**Required task:** Give again only the lines running from the one with "Give me the matplotlib source for this chart." through the one with "ax = fig.add_axes([0.112, 0.102, 0.867, 0.818])", inclusive. Omit every picture.
======== Data extract
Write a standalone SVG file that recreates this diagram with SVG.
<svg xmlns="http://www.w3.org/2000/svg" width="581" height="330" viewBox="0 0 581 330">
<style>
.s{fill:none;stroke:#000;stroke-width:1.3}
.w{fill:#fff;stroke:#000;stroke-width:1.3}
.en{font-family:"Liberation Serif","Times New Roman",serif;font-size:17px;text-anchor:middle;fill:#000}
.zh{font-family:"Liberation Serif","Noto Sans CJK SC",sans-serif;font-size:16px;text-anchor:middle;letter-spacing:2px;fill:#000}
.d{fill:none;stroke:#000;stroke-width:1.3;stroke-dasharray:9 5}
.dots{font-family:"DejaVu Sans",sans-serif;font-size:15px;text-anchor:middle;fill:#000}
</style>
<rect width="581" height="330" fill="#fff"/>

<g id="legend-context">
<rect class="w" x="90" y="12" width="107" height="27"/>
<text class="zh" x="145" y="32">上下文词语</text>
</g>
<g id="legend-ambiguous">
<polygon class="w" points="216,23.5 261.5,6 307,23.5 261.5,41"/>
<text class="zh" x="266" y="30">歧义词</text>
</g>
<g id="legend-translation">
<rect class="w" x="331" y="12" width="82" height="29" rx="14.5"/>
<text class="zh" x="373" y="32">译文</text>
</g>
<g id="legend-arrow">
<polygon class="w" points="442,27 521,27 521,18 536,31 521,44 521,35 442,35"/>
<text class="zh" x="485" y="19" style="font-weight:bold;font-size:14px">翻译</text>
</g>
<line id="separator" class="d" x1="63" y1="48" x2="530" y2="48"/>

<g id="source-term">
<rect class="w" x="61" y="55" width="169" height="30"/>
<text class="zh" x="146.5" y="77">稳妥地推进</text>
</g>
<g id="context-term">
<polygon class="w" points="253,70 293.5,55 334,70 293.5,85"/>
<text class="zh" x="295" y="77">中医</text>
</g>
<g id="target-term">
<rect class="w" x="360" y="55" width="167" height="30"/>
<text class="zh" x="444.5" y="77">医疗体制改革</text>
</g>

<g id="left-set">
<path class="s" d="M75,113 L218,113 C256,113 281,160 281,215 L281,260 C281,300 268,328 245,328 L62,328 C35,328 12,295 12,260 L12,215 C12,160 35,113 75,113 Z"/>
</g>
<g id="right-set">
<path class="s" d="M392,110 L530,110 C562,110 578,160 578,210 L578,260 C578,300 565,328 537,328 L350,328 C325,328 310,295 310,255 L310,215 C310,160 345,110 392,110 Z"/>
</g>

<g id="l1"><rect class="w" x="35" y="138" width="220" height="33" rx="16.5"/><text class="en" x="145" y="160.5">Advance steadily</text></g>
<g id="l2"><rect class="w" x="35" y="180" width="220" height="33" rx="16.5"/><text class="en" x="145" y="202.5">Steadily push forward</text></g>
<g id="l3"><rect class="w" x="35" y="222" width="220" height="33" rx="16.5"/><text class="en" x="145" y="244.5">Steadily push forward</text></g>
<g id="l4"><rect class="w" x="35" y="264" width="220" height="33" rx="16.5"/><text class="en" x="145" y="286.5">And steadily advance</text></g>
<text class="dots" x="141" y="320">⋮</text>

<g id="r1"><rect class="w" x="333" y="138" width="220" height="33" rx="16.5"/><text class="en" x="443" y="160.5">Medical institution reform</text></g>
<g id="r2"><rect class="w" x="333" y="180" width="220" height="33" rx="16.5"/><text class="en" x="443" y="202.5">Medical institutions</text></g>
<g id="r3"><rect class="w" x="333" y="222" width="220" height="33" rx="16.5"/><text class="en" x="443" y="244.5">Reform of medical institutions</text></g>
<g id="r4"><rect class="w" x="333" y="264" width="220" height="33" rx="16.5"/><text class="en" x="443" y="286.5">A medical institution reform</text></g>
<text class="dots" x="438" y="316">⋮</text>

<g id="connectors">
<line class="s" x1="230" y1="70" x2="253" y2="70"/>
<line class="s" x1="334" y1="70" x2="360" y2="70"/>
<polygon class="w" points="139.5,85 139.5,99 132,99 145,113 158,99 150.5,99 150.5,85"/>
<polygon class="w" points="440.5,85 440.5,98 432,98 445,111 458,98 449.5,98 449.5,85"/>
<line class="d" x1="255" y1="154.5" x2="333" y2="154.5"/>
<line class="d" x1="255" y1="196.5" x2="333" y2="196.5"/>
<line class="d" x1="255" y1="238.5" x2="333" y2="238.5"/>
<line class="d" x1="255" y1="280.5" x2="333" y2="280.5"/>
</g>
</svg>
================
======== Data extract
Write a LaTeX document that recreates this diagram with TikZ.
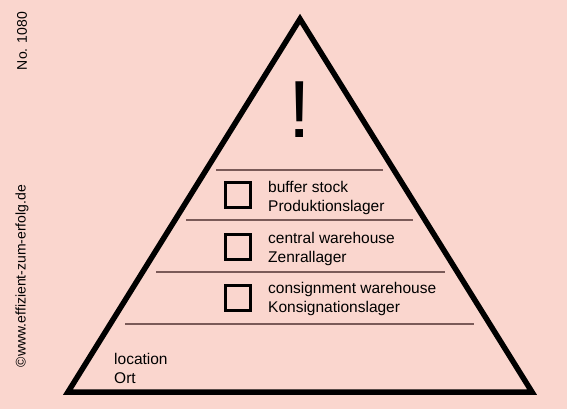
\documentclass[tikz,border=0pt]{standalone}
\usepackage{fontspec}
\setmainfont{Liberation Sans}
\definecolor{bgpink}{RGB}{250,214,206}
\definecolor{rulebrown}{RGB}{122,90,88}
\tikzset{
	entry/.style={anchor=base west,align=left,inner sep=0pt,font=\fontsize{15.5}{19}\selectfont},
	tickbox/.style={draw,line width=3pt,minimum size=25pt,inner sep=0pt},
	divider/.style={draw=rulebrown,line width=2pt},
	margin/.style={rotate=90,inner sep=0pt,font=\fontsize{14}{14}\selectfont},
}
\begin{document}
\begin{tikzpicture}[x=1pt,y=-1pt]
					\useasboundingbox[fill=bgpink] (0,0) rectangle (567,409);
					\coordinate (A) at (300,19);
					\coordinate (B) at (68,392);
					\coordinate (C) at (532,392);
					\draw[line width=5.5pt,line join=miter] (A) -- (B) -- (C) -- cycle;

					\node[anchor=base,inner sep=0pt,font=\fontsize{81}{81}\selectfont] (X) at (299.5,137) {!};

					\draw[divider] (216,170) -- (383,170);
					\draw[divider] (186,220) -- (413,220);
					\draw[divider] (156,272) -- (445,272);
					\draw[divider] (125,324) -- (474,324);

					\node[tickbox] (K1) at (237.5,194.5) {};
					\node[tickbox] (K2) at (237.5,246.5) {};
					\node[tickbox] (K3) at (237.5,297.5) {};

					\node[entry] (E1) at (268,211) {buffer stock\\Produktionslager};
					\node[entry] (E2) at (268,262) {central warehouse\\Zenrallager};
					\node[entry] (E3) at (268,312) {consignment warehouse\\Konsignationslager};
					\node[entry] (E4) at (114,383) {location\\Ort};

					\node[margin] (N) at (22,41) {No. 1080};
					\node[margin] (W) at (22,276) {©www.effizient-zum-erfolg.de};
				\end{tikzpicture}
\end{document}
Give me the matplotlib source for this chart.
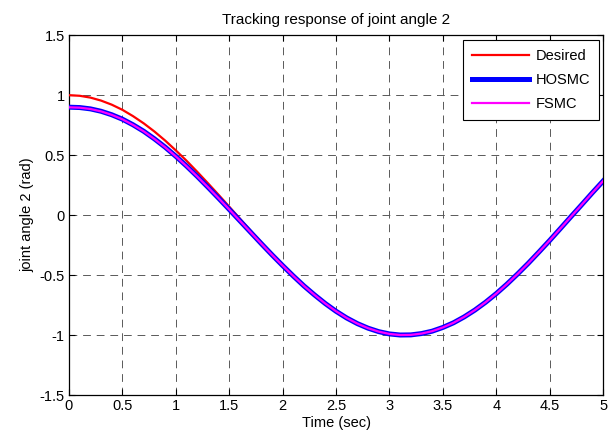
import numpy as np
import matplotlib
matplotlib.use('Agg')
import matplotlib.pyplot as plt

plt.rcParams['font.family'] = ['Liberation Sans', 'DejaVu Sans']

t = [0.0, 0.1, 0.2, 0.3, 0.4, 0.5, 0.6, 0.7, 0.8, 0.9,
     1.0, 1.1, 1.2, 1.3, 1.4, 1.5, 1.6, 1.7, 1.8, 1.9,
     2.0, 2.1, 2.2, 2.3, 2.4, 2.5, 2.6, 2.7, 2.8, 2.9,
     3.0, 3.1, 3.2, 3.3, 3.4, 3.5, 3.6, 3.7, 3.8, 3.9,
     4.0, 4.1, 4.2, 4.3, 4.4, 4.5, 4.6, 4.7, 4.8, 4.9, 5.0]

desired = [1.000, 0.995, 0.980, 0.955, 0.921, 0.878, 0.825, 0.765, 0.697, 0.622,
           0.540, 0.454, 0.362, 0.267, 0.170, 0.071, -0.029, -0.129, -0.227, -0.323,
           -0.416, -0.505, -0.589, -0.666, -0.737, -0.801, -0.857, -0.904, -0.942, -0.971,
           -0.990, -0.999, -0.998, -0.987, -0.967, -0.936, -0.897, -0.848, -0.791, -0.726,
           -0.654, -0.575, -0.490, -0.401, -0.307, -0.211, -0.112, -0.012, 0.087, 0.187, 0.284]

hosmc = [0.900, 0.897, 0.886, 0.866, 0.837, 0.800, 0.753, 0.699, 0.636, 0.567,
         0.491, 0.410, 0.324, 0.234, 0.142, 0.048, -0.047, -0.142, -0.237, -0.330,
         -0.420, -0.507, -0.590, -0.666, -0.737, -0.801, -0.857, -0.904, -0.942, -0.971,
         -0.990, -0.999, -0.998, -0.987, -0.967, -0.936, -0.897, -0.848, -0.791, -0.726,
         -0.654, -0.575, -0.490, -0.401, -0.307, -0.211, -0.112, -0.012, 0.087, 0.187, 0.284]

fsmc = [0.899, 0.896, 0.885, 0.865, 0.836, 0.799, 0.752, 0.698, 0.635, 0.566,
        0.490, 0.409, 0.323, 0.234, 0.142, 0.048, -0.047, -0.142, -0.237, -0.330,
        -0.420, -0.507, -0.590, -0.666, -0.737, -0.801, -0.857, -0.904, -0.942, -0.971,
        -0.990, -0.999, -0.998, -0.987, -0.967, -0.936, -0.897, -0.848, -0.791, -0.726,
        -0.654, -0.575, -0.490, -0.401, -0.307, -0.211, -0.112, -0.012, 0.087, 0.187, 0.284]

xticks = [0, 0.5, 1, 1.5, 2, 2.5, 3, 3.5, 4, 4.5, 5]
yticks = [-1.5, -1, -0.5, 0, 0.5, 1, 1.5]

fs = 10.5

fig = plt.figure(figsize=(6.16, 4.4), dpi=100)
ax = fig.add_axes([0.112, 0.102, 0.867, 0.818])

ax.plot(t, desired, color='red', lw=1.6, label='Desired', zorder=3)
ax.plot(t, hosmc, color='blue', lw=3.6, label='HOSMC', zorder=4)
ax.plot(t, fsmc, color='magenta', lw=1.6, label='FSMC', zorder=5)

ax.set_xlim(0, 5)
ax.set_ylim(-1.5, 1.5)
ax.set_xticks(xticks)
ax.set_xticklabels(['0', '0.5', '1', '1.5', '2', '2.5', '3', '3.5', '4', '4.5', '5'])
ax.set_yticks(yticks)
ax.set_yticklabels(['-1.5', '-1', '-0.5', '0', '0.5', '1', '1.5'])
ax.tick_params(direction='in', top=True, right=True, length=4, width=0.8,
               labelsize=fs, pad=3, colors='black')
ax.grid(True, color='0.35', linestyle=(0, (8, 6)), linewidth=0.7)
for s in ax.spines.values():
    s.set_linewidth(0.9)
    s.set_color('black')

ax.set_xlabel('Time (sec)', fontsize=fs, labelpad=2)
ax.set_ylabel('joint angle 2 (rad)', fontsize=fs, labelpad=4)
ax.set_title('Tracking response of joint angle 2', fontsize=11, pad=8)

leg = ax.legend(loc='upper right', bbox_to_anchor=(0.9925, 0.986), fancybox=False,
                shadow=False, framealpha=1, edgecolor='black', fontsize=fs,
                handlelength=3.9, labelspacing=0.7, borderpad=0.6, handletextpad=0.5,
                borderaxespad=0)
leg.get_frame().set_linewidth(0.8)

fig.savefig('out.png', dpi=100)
================
======== Data extract
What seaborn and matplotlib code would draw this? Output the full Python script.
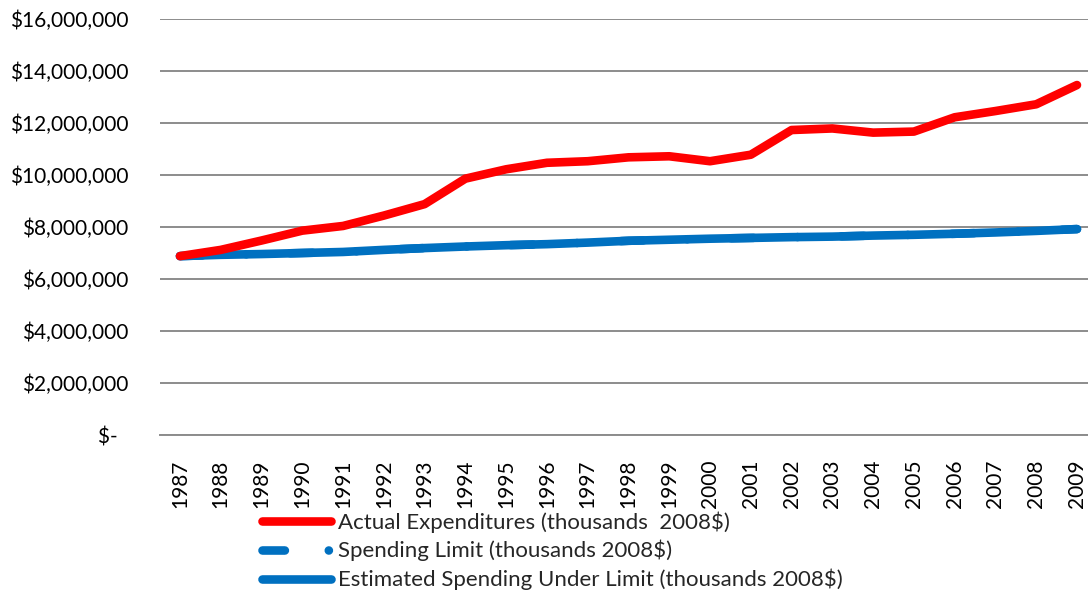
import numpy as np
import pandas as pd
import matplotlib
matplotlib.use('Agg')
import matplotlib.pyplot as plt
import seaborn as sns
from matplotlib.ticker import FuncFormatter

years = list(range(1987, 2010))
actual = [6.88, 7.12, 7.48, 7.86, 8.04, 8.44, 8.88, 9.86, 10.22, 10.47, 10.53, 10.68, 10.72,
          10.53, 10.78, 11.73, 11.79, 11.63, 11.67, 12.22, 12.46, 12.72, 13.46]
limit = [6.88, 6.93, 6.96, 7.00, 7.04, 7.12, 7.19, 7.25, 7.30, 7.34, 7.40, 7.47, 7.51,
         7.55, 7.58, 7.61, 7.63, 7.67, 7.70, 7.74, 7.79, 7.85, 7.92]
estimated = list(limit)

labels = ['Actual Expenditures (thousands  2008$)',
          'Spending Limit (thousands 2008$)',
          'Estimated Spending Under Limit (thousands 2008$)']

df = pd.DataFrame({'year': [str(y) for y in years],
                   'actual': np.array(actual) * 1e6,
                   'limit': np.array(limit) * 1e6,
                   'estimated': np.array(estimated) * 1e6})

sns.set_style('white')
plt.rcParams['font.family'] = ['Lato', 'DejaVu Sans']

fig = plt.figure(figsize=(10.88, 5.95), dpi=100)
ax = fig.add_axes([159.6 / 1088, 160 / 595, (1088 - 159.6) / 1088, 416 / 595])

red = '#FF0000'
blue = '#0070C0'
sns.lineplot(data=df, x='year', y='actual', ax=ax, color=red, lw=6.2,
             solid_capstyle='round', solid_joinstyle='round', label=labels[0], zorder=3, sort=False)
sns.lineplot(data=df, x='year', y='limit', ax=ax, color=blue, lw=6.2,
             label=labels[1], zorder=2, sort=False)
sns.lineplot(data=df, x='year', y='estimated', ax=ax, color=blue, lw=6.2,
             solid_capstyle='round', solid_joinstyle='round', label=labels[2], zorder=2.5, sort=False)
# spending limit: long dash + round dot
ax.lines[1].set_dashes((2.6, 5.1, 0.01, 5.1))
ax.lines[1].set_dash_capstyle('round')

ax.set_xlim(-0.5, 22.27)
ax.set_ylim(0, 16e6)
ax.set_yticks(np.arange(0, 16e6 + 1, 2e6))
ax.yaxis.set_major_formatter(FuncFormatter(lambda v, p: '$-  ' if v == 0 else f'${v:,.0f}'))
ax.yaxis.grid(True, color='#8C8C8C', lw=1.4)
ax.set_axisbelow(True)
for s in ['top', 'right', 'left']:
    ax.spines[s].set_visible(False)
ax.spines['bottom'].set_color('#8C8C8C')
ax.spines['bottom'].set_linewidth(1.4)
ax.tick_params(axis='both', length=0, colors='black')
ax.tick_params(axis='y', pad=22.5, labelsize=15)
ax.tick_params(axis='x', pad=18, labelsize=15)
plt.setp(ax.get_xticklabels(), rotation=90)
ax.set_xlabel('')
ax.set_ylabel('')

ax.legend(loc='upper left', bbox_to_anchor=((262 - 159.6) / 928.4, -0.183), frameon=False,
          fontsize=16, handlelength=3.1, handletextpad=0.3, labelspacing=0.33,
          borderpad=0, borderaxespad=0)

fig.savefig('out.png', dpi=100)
================
**Solution to the exercise:**
Give me the matplotlib source for this chart.
import numpy as np
import matplotlib
matplotlib.use('Agg')
import matplotlib.pyplot as plt

plt.rcParams['font.family'] = ['Liberation Sans', 'DejaVu Sans']

t = [0.0, 0.1, 0.2, 0.3, 0.4, 0.5, 0.6, 0.7, 0.8, 0.9,
     1.0, 1.1, 1.2, 1.3, 1.4, 1.5, 1.6, 1.7, 1.8, 1.9,
     2.0, 2.1, 2.2, 2.3, 2.4, 2.5, 2.6, 2.7, 2.8, 2.9,
     3.0, 3.1, 3.2, 3.3, 3.4, 3.5, 3.6, 3.7, 3.8, 3.9,
     4.0, 4.1, 4.2, 4.3, 4.4, 4.5, 4.6, 4.7, 4.8, 4.9, 5.0]

desired = [1.000, 0.995, 0.980, 0.955, 0.921, 0.878, 0.825, 0.765, 0.697, 0.622,
           0.540, 0.454, 0.362, 0.267, 0.170, 0.071, -0.029, -0.129, -0.227, -0.323,
           -0.416, -0.505, -0.589, -0.666, -0.737, -0.801, -0.857, -0.904, -0.942, -0.971,
           -0.990, -0.999, -0.998, -0.987, -0.967, -0.936, -0.897, -0.848, -0.791, -0.726,
           -0.654, -0.575, -0.490, -0.401, -0.307, -0.211, -0.112, -0.012, 0.087, 0.187, 0.284]

hosmc = [0.900, 0.897, 0.886, 0.866, 0.837, 0.800, 0.753, 0.699, 0.636, 0.567,
         0.491, 0.410, 0.324, 0.234, 0.142, 0.048, -0.047, -0.142, -0.237, -0.330,
         -0.420, -0.507, -0.590, -0.666, -0.737, -0.801, -0.857, -0.904, -0.942, -0.971,
         -0.990, -0.999, -0.998, -0.987, -0.967, -0.936, -0.897, -0.848, -0.791, -0.726,
         -0.654, -0.575, -0.490, -0.401, -0.307, -0.211, -0.112, -0.012, 0.087, 0.187, 0.284]

fsmc = [0.899, 0.896, 0.885, 0.865, 0.836, 0.799, 0.752, 0.698, 0.635, 0.566,
        0.490, 0.409, 0.323, 0.234, 0.142, 0.048, -0.047, -0.142, -0.237, -0.330,
        -0.420, -0.507, -0.590, -0.666, -0.737, -0.801, -0.857, -0.904, -0.942, -0.971,
        -0.990, -0.999, -0.998, -0.987, -0.967, -0.936, -0.897, -0.848, -0.791, -0.726,
        -0.654, -0.575, -0.490, -0.401, -0.307, -0.211, -0.112, -0.012, 0.087, 0.187, 0.284]

xticks = [0, 0.5, 1, 1.5, 2, 2.5, 3, 3.5, 4, 4.5, 5]
yticks = [-1.5, -1, -0.5, 0, 0.5, 1, 1.5]

fs = 10.5

fig = plt.figure(figsize=(6.16, 4.4), dpi=100)
ax = fig.add_axes([0.112, 0.102, 0.867, 0.818])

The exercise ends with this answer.